Mississippi Senator Cindy Hyde-Smith is cosponsoring legislation to reform the regulation of suppressors and make them more available to help preserve the hearing of sportsmen and their hunting dogs.
The Hearing Protection Act (S.2050) would reclassify suppressors to regulate them like a regular firearm. U.S. Senator Mike Crapo (R-Idaho) authored the measure.
“Eliminating a lot of the red tape that restricts access to suppressors could help hunters and sport shooters in Mississippi avoid permanent hearing damage,” Hyde-Smith said. “The Hearing Protection Act would make commonsense improvements to make it easier for responsible, law-abiding Americans to enjoy their Second Amendment rights and protect their hearing.”
Regulated under the National Firearms Act (NFA), suppressors are subject to additional burdens that often exceed those imposed by more liberal European nations that actually require their use to reduce hearing-related injuries.

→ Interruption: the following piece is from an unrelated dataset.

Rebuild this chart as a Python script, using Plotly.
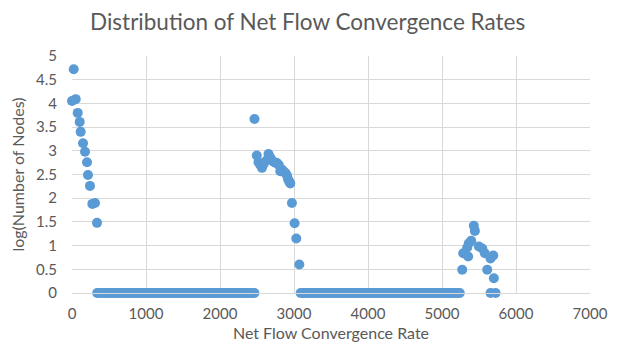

- Reclassify suppressors to regulate them like traditional firearms
- Remove NFA jurisdiction over suppressors
- Replace the overly burdensome federal transfer process with an instantaneous National Instant Criminal Background Check System background check, making the purchasing and transfer process equal to the process for a rifle or shotgun
- Tax suppressors under the Pittman-Robertson Act instead of the costly NFA, putting more funding into state wildlife conservation agencies
The Hearing Protection Act would not change any laws in states that already prevent suppressors, nor does it get rid of the requirement of a background check.
The National Shooting Sports Foundation, American Suppressor Association, Gun Owners of America, and National Rifle Association support this legislation.